PROBLEM DESCRIPTION
Make an exact copy of all the material below, apart from the pictures.

=== DATASET CONTENT ===

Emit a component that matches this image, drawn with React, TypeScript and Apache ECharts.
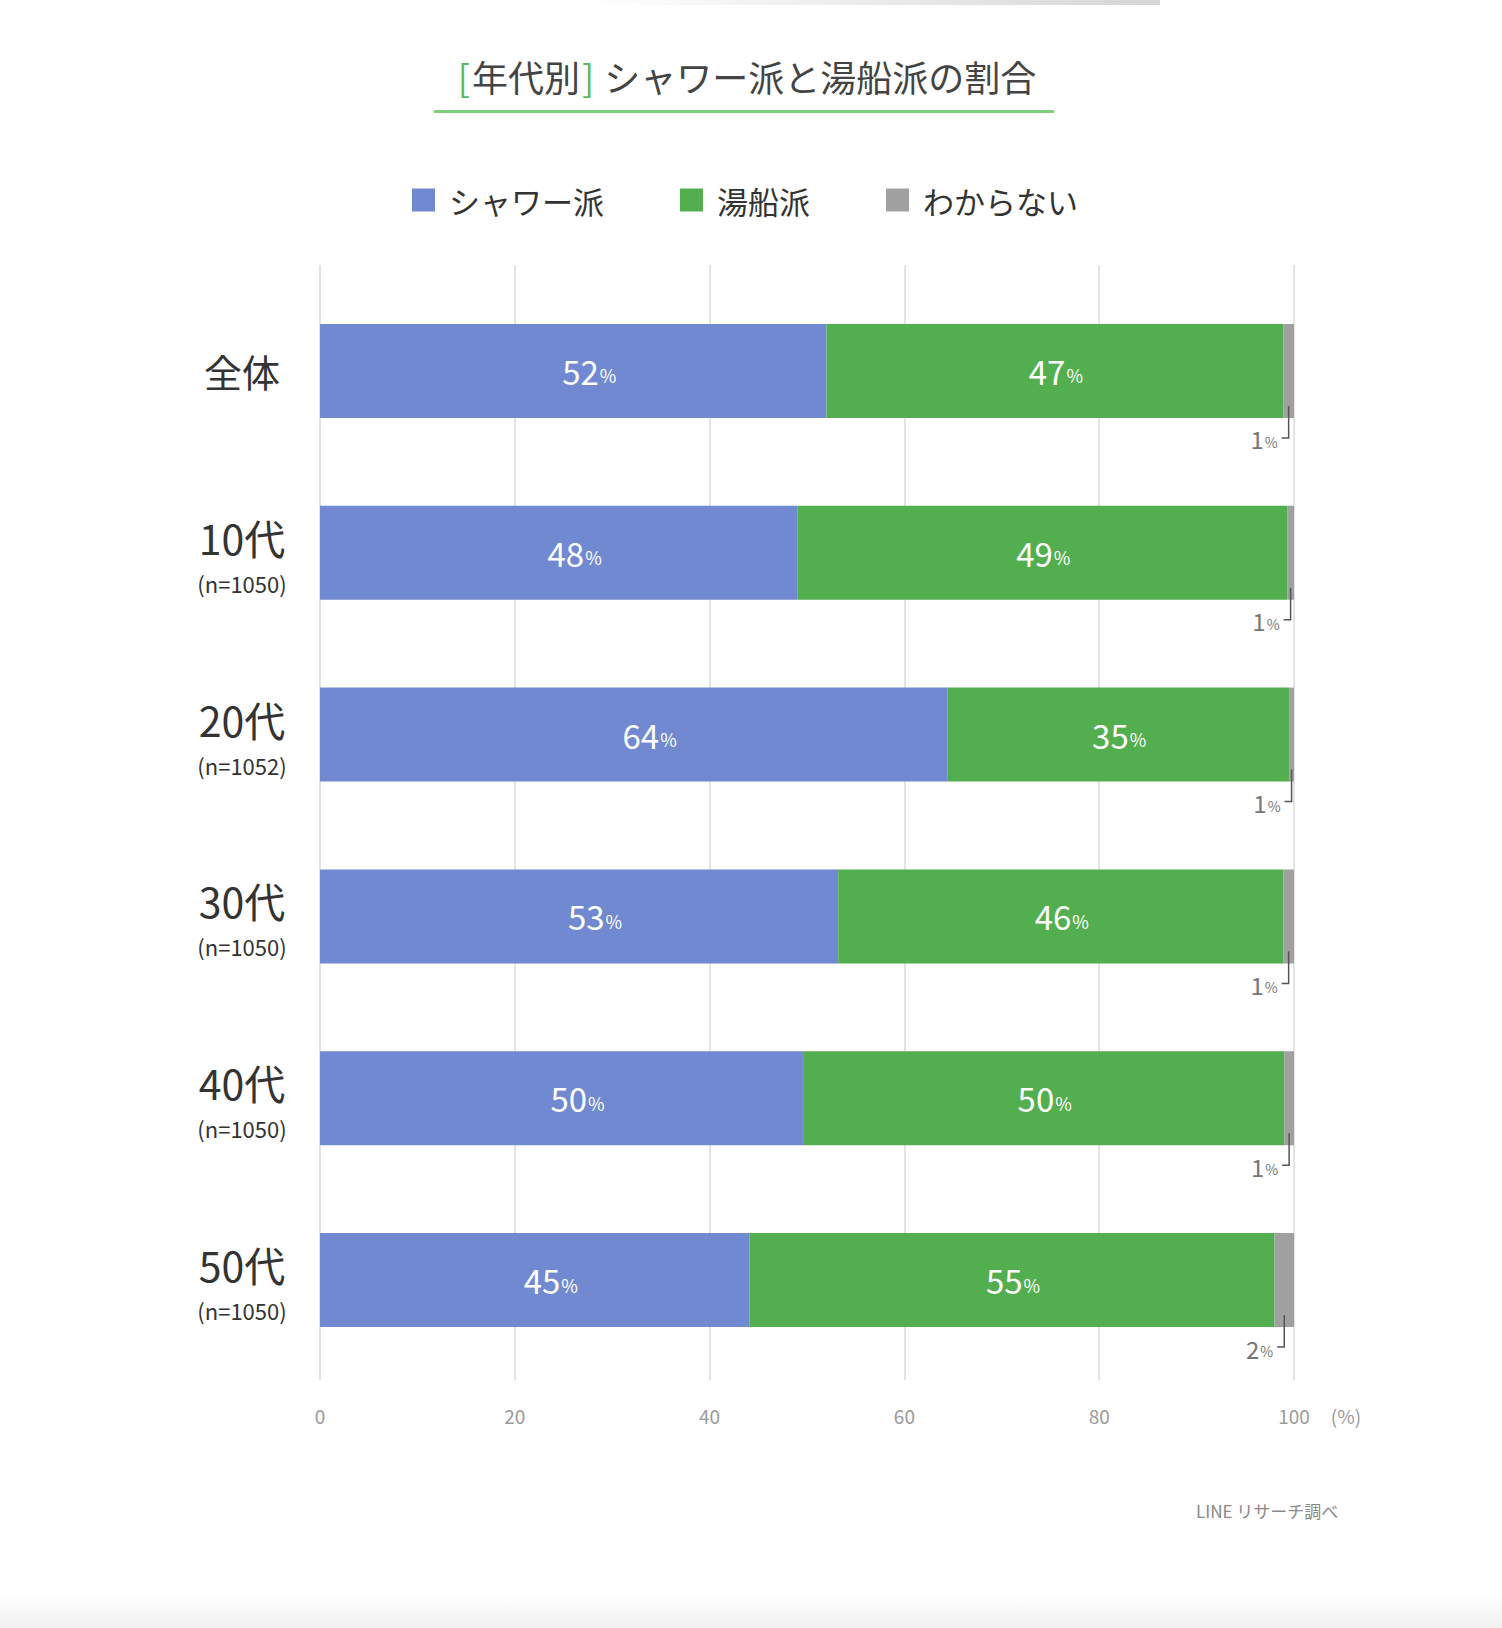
import React, { useEffect, useRef } from "react";
import * as echarts from "echarts";

const categories = ["全体", "10代", "20代", "30代", "40代", "50代"];
const sampleSizes = ["", "(n=1050)", "(n=1052)", "(n=1050)", "(n=1050)", "(n=1050)"];
const seriesNames = ["シャワー派", "湯船派", "わからない"];
// bar lengths as drawn (percent)
const showerValues = [52.0, 49.0, 64.4, 53.2, 49.6, 44.1];
const bathValues = [46.9, 50.3, 35.1, 45.7, 49.4, 53.9];
const unknownValues = [1.1, 0.7, 0.5, 1.1, 1.0, 2.0];
// printed percentages
const showerLabels = [52, 48, 64, 53, 50, 45];
const bathLabels = [47, 49, 35, 46, 50, 55];
const unknownLabels = [1, 1, 1, 1, 1, 2];
const xMin = 0;
const xMax = 100;
const xInterval = 20;

const FONT = '"Noto Sans CJK JP", "Noto Sans", sans-serif';
const BLUE = "#7189d0";
const GREEN = "#52ae4e";
const GRAY = "#a0a0a0";
const BAR_H = 94;

export default function App() {
  const ref = useRef<HTMLDivElement>(null);
  useEffect(() => {
    if (!ref.current) return;
    const chart = echarts.init(ref.current, null, { renderer: "svg" });
    const pctRich = (size: number, psize: number, color: string) => ({
      n: { fontSize: size, color, fontFamily: FONT, lineHeight: size, verticalAlign: "bottom" },
      p: {
        fontSize: psize,
        color,
        fontFamily: FONT,
        lineHeight: psize,
        verticalAlign: "bottom",
        padding: [0, 0, Math.round(size * 0.1), 1],
      },
    });
    const option: any = {
      animation: false,
      backgroundColor: "#ffffff",
      textStyle: { fontFamily: FONT },
      legend: {
        data: seriesNames,
        left: 407,
        top: 177,
        icon: "rect",
        itemWidth: 23,
        itemHeight: 23,
        itemGap: 76,
        selectedMode: false,
        textStyle: { fontSize: 31, color: "#333", fontFamily: FONT, padding: [0, 0, 0, 9], lineHeight: 36 },
      },
      grid: [
        { left: 320, width: 974, top: 265, height: 1115 },
        { left: 320, width: 974, top: 280, height: 1091 },
      ],
      xAxis: [
        {
          gridIndex: 0,
          type: "value",
          min: xMin,
          max: xMax,
          interval: xInterval,
          axisLine: { show: false },
          axisTick: { show: false },
          splitLine: { show: true, lineStyle: { color: "#e4e4e4", width: 2 } },
          axisLabel: { fontSize: 19, color: "#9a9a9a", margin: 26, fontFamily: FONT },
        },
        {
          gridIndex: 1,
          type: "value",
          min: xMin,
          max: xMax,
          show: false,
        },
      ],
      yAxis: [
        { gridIndex: 0, type: "value", min: 0, max: 1, show: false },
        {
          gridIndex: 1,
          type: "category",
          data: categories,
          inverse: true,
          axisLine: { show: false },
          axisTick: { show: false },
          splitLine: { show: false },
          axisLabel: {
            margin: 78,
            align: "center",
            formatter: (v: string, i: number) =>
              sampleSizes[i] ? `{big|${v}}\n{small|${sampleSizes[i]}}` : `{big1|${v}}`,
            rich: {
              big1: { fontSize: 38, color: "#333", fontFamily: FONT, lineHeight: 50, align: "center" },
              big: { fontSize: 41, color: "#333", fontFamily: FONT, lineHeight: 60, align: "center" },
              small: { fontSize: 22, color: "#333", fontFamily: FONT, lineHeight: 32, align: "center" },
            },
          },
        },
      ],
      series: [
        {
          name: seriesNames[0],
          type: "bar",
          stack: "total",
          xAxisIndex: 1,
          yAxisIndex: 1,
          barWidth: BAR_H,
          itemStyle: { color: BLUE },
          data: showerValues,
          label: {
            show: true,
            position: "inside",
            offset: [16, 0],
            formatter: (p: any) => `{n|${showerLabels[p.dataIndex]}}{p|%}`,
            rich: pctRich(33, 18, "#ffffff"),
          },
        },
        {
          name: seriesNames[1],
          type: "bar",
          stack: "total",
          xAxisIndex: 1,
          yAxisIndex: 1,
          barWidth: BAR_H,
          itemStyle: { color: GREEN },
          data: bathValues,
          label: {
            show: true,
            position: "inside",
            offset: [1, 0],
            formatter: (p: any) => `{n|${bathLabels[p.dataIndex]}}{p|%}`,
            rich: pctRich(33, 18, "#ffffff"),
          },
        },
        {
          name: seriesNames[2],
          type: "bar",
          stack: "total",
          xAxisIndex: 1,
          yAxisIndex: 1,
          barWidth: BAR_H,
          itemStyle: { color: GRAY },
          data: unknownValues,
        },
        {
          type: "custom",
          xAxisIndex: 1,
          yAxisIndex: 1,
          clip: false,
          silent: true,
          z: 5,
          data: categories.map((_, i) => [
            showerValues[i] + bathValues[i] + unknownValues[i] / 2,
            i,
            unknownLabels[i],
          ]),
          renderItem: (params: any, api: any) => {
            const pt = api.coord([api.value(0), api.value(1)]);
            const x = pt[0];
            const yb = pt[1] + BAR_H / 2;
            return {
              type: "group",
              children: [
                {
                  type: "polyline",
                  shape: { points: [[x, yb - 12], [x, yb + 20], [x - 7, yb + 20]] },
                  style: { stroke: "#555", lineWidth: 1.5, fill: null },
                },
                {
                  type: "text",
                  x: x - 11,
                  y: yb + 21,
                  style: {
                    text: `{n|${api.value(2)}}{p|%}`,
                    align: "right",
                    verticalAlign: "middle",
                    rich: {
                      n: { fontSize: 24, fill: "#777", fontFamily: FONT, lineHeight: 24, verticalAlign: "bottom" },
                      p: {
                        fontSize: 14,
                        fill: "#777",
                        fontFamily: FONT,
                        lineHeight: 14,
                        verticalAlign: "bottom",
                        padding: [0, 0, 2, 1],
                      },
                    },
                  },
                },
              ],
            };
          },
        },
      ],
      graphic: [
        {
          type: "rect",
          shape: { x: 580, y: 0, width: 580, height: 5 },
          style: {
            fill: new echarts.graphic.LinearGradient(0, 0, 1, 0, [
              { offset: 0, color: "rgba(215,215,215,0)" },
              { offset: 1, color: "#d6d6d6" },
            ]),
          },
          silent: true,
        },
        {
          type: "rect",
          shape: { x: 0, y: 1596, width: 1502, height: 32 },
          style: {
            fill: new echarts.graphic.LinearGradient(0, 0, 0, 1, [
              { offset: 0, color: "rgba(240,240,240,0)" },
              { offset: 1, color: "#efefef" },
            ]),
          },
          silent: true,
        },
        {
          type: "text",
          x: 746,
          y: 76,
          style: {
            text: "{g|[}{t|年代別}{g|]}{t| シャワー派と湯船派の割合}",
            align: "center",
            verticalAlign: "middle",
            rich: {
              g: { fontSize: 36, fill: "#5cba5c", fontFamily: FONT, padding: [0, 2, 0, 2] },
              t: { fontSize: 36, fill: "#444", fontFamily: FONT },
            },
          },
        },
        {
          type: "rect",
          shape: { x: 434, y: 110, width: 620, height: 3 },
          style: { fill: "#7dcf7d" },
        },
        {
          type: "text",
          x: 1346,
          y: 1415,
          style: {
            text: "(%)",
            align: "center",
            verticalAlign: "middle",
            fontSize: 19,
            fill: "#9a9a9a",
            fontFamily: FONT,
          },
        },
        {
          type: "text",
          x: 1196,
          y: 1510,
          style: {
            text: "LINE リサーチ調べ",
            align: "left",
            verticalAlign: "middle",
            fontSize: 17,
            fill: "#888",
            fontFamily: FONT,
          },
        },
      ],
    };
    chart.setOption(option);
    return () => chart.dispose();
  }, []);
  return (
    <div
      ref={ref}
      style={{ position: "absolute", left: 0, top: 0, width: 1502, height: 1628 }}
    />
  );
}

===

SOLUTION TO THIS TASK
Emit a component that matches this image, drawn with React, TypeScript and Apache ECharts.
import React, { useEffect, useRef } from "react";
import * as echarts from "echarts";

const categories = ["全体", "10代", "20代", "30代", "40代", "50代"];
const sampleSizes = ["", "(n=1050)", "(n=1052)", "(n=1050)", "(n=1050)", "(n=1050)"];
const seriesNames = ["シャワー派", "湯船派", "わからない"];
// bar lengths as drawn (percent)
const showerValues = [52.0, 49.0, 64.4, 53.2, 49.6, 44.1];
const bathValues = [46.9, 50.3, 35.1, 45.7, 49.4, 53.9];
const unknownValues = [1.1, 0.7, 0.5, 1.1, 1.0, 2.0];
// printed percentages
const showerLabels = [52, 48, 64, 53, 50, 45];
const bathLabels = [47, 49, 35, 46, 50, 55];
const unknownLabels = [1, 1, 1, 1, 1, 2];
const xMin = 0;
const xMax = 100;
const xInterval = 20;

const FONT = '"Noto Sans CJK JP", "Noto Sans", sans-serif';
const BLUE = "#7189d0";
const GREEN = "#52ae4e";
const GRAY = "#a0a0a0";
const BAR_H = 94;

export default function App() {
  const ref = useRef<HTMLDivElement>(null);
  useEffect(() => {
    if (!ref.current) return;
    const chart = echarts.init(ref.current, null, { renderer: "svg" });
    const pctRich = (size: number, psize: number, color: string) => ({
      n: { fontSize: size, color, fontFamily: FONT, lineHeight: size, verticalAlign: "bottom" },
      p: {
        fontSize: psize,
        color,
        fontFamily: FONT,
        lineHeight: psize,
        verticalAlign: "bottom",
        padding: [0, 0, Math.round(size * 0.1), 1],
      },
    });
    const option: any = {
      animation: false,
      backgroundColor: "#ffffff",
      textStyle: { fontFamily: FONT },
      legend: {
        data: seriesNames,
        left: 407,
        top: 177,
        icon: "rect",
        itemWidth: 23,
        itemHeight: 23,
        itemGap: 76,
        selectedMode: false,
        textStyle: { fontSize: 31, color: "#333", fontFamily: FONT, padding: [0, 0, 0, 9], lineHeight: 36 },
      },
      grid: [
        { left: 320, width: 974, top: 265, height: 1115 },
        { left: 320, width: 974, top: 280, height: 1091 },
      ],
      xAxis: [
        {
          gridIndex: 0,
          type: "value",
          min: xMin,
          max: xMax,
          interval: xInterval,
          axisLine: { show: false },
          axisTick: { show: false },
          splitLine: { show: true, lineStyle: { color: "#e4e4e4", width: 2 } },
          axisLabel: { fontSize: 19, color: "#9a9a9a", margin: 26, fontFamily: FONT },
        },
        {
          gridIndex: 1,
          type: "value",
          min: xMin,
          max: xMax,
          show: false,
        },
      ],
      yAxis: [
        { gridIndex: 0, type: "value", min: 0, max: 1, show: false },
        {
          gridIndex: 1,
          type: "category",
          data: categories,
          inverse: true,
          axisLine: { show: false },
          axisTick: { show: false },
          splitLine: { show: false },
          axisLabel: {
            margin: 78,
            align: "center",
            formatter: (v: string, i: number) =>
              sampleSizes[i] ? `{big|${v}}\n{small|${sampleSizes[i]}}` : `{big1|${v}}`,
            rich: {
              big1: { fontSize: 38, color: "#333", fontFamily: FONT, lineHeight: 50, align: "center" },
              big: { fontSize: 41, color: "#333", fontFamily: FONT, lineHeight: 60, align: "center" },
              small: { fontSize: 22, color: "#333", fontFamily: FONT, lineHeight: 32, align: "center" },
            },
          },
        },
      ],
      series: [
        {
          name: seriesNames[0],
          type: "bar",
          stack: "total",
          xAxisIndex: 1,
          yAxisIndex: 1,
          barWidth: BAR_H,
          itemStyle: { color: BLUE },
          data: showerValues,
          label: {
            show: true,
            position: "inside",
            offset: [16, 0],
            formatter: (p: any) => `{n|${showerLabels[p.dataIndex]}}{p|%}`,
            rich: pctRich(33, 18, "#ffffff"),
          },
        },
        {
          name: seriesNames[1],
          type: "bar",
          stack: "total",
          xAxisIndex: 1,
          yAxisIndex: 1,
          barWidth: BAR_H,
          itemStyle: { color: GREEN },
          data: bathValues,
          label: {
            show: true,
            position: "inside",
            offset: [1, 0],
            formatter: (p: any) => `{n|${bathLabels[p.dataIndex]}}{p|%}`,
            rich: pctRich(33, 18, "#ffffff"),
          },
        },
        {
          name: seriesNames[2],
          type: "bar",
          stack: "total",
          xAxisIndex: 1,
          yAxisIndex: 1,
          barWidth: BAR_H,
          itemStyle: { color: GRAY },
          data: unknownValues,
        },
        {
          type: "custom",
          xAxisIndex: 1,
          yAxisIndex: 1,
          clip: false,
          silent: true,
          z: 5,
          data: categories.map((_, i) => [
            showerValues[i] + bathValues[i] + unknownValues[i] / 2,
            i,
            unknownLabels[i],
          ]),
          renderItem: (params: any, api: any) => {
            const pt = api.coord([api.value(0), api.value(1)]);
            const x = pt[0];
            const yb = pt[1] + BAR_H / 2;
            return {
              type: "group",
              children: [
                {
                  type: "polyline",
                  shape: { points: [[x, yb - 12], [x, yb + 20], [x - 7, yb + 20]] },
                  style: { stroke: "#555", lineWidth: 1.5, fill: null },
                },
                {
                  type: "text",
                  x: x - 11,
                  y: yb + 21,
                  style: {
                    text: `{n|${api.value(2)}}{p|%}`,
                    align: "right",
                    verticalAlign: "middle",
                    rich: {
                      n: { fontSize: 24, fill: "#777", fontFamily: FONT, lineHeight: 24, verticalAlign: "bottom" },
                      p: {
                        fontSize: 14,
                        fill: "#777",
                        fontFamily: FONT,
                        lineHeight: 14,
                        verticalAlign: "bottom",
                        padding: [0, 0, 2, 1],
                      },
                    },
                  },
                },
              ],
            };
          },
        },
      ],
      graphic: [
        {
          type: "rect",
          shape: { x: 580, y: 0, width: 580, height: 5 },
          style: {
            fill: new echarts.graphic.LinearGradient(0, 0, 1, 0, [
              { offset: 0, color: "rgba(215,215,215,0)" },
              { offset: 1, color: "#d6d6d6" },
            ]),
          },
          silent: true,
        },
        {
          type: "rect",
          shape: { x: 0, y: 1596, width: 1502, height: 32 },
          style: {
            fill: new echarts.graphic.LinearGradient(0, 0, 0, 1, [
              { offset: 0, color: "rgba(240,240,240,0)" },
              { offset: 1, color: "#efefef" },
            ]),
          },
          silent: true,
        },
        {
          type: "text",
          x: 746,
          y: 76,
          style: {
            text: "{g|[}{t|年代別}{g|]}{t| シャワー派と湯船派の割合}",
            align: "center",
            verticalAlign: "middle",
            rich: {
              g: { fontSize: 36, fill: "#5cba5c", fontFamily: FONT, padding: [0, 2, 0, 2] },
              t: { fontSize: 36, fill: "#444", fontFamily: FONT },
            },
          },
        },
        {
          type: "rect",
          shape: { x: 434, y: 110, width: 620, height: 3 },
          style: { fill: "#7dcf7d" },
        },
        {
          type: "text",
          x: 1346,
          y: 1415,
          style: {
            text: "(%)",
            align: "center",
            verticalAlign: "middle",
            fontSize: 19,
            fill: "#9a9a9a",
            fontFamily: FONT,
          },
        },
        {
          type: "text",
          x: 1196,
          y: 1510,
          style: {
            text: "LINE リサーチ調べ",
            align: "left",
            verticalAlign: "middle",
            fontSize: 17,
            fill: "#888",
            fontFamily: FONT,
          },
        },
      ],
    };
    chart.setOption(option);
    return () => chart.dispose();
  }, []);
  return (
    <div
      ref={ref}
      style={{ position: "absolute", left: 0, top: 0, width: 1502, height: 1628 }}
    />
  );
}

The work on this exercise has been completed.